In modern industrial automation systems, data acquisition and signal transmission are critical for ensuring efficient equipment operation. Digital and analog signals are essential in systems like PLCs (Programmable Logic Controllers) and DCSs (Distributed Control Systems). The four fundamental signal types—DI (Digital Input), AI (Analog Input), DO (Digital Output), and AO (Analog Output)—play key roles in various automation processes. This article explores their functions and applications, supported by real-world case studies.

What is DI (Digital Input)?

Digital Input (DI) is one of the most common signal types in industrial automation, used to capture digital signals from external devices. These signals have two possible states: high (1) or low (0). This makes DI ideal for reading the status of switches, buttons, or sensors.

Application Scenarios:

  • Button Switches: A button press sends a "1" signal, while release sends a "0".

  • Sensor Detection: For instance, in safety systems, DI reads the status of doors or windows.

Case Study: On an automated production line, a photoelectric sensor detects when a product reaches a specific position, sending a DI signal to the PLC. This signal triggers the next action, such as starting machinery or activating another process.

What is AI (Analog Input)?

Analog Input (AI) is used to capture continuous signals from external devices, such as temperature, pressure, and flow measurements. Unlike digital signals, analog signals offer more detailed information.

Application Scenarios:

  • Temperature Sensors: Used to monitor temperature variations in industrial systems.

  • Pressure Monitoring: In pipes, AI is used to track pressure changes.

Case Study: In a chemical plant, a temperature sensor provides real-time readings as AI signals. The control system adjusts the heating elements based on these inputs, maintaining the required temperature for a reaction.

What is DO (Digital Output)?

Digital Output (DO) is used to control external devices via digital signals. Like DI, DO signals are either high (1) or low (0), and they manage on/off operations like switching relays or activating alarms.

Application Scenarios:

  • Relay Control: DO signals control relays, turning equipment on or off.

  • Alarm Systems: Used to trigger alarms in case of faults or anomalies.

Case Study: In an automated warehouse, DO signals control the motor of an electric cart. Based on the system's commands, DO signals start or stop the motor, ensuring that goods are transported to the right location.

What is AO (Analog Output)?

Analog Output (AO) sends continuous signals from the system to external devices. These signals are used to adjust parameters like motor speed or valve positions, providing more precise control than digital signals.

Application Scenarios:

  • Motor Speed Control: AO adjusts the speed of motors in HVAC (Heating, Ventilation, and Air Conditioning) systems.
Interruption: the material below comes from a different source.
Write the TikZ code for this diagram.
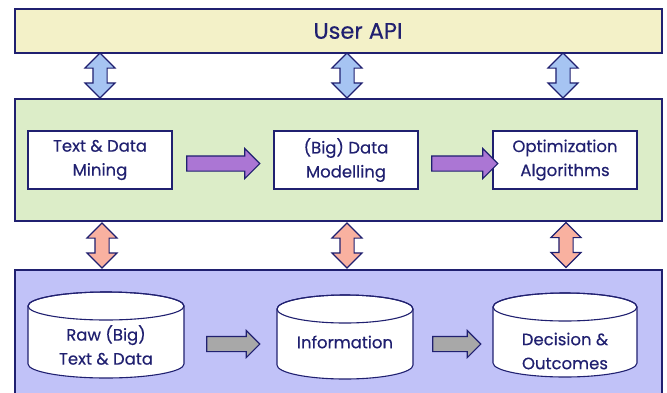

  • Valve Regulation: AO controls the opening degree of valves, regulating fluid flow.

Case Study: In a smart temperature control system, AO signals adjust the power of heating elements. If the temperature falls below the set range, the AO signal increases power to raise the temperature, and vice versa.

Integration of DI, AI, DO, and AO in Automation

The synergy of DI, AI, DO, and AO is essential for modern industrial control systems. Each type handles data acquisition and device control, contributing to precise and efficient automation. In smart factories and automated production lines, these signals work together to optimize production processes and improve system efficiency.

Integrated Application Case: In an automated packaging line, DI reads the status of sensors (e.g., product position), AI captures environmental data (e.g., temperature and pressure), DO controls the mechanical arm, and AO adjusts the filling machine's flow. This integration ensures smooth and efficient packaging operations.

DI, AI, DO, and AO are fundamental signal types in industrial automation, each serving a unique role in data acquisition and device control. Their integration is key to ensuring the smooth operation of automated systems. As automation and Industry 4.0 continue to evolve, these signal technologies will further innovate, supporting smarter and more efficient industrial processes.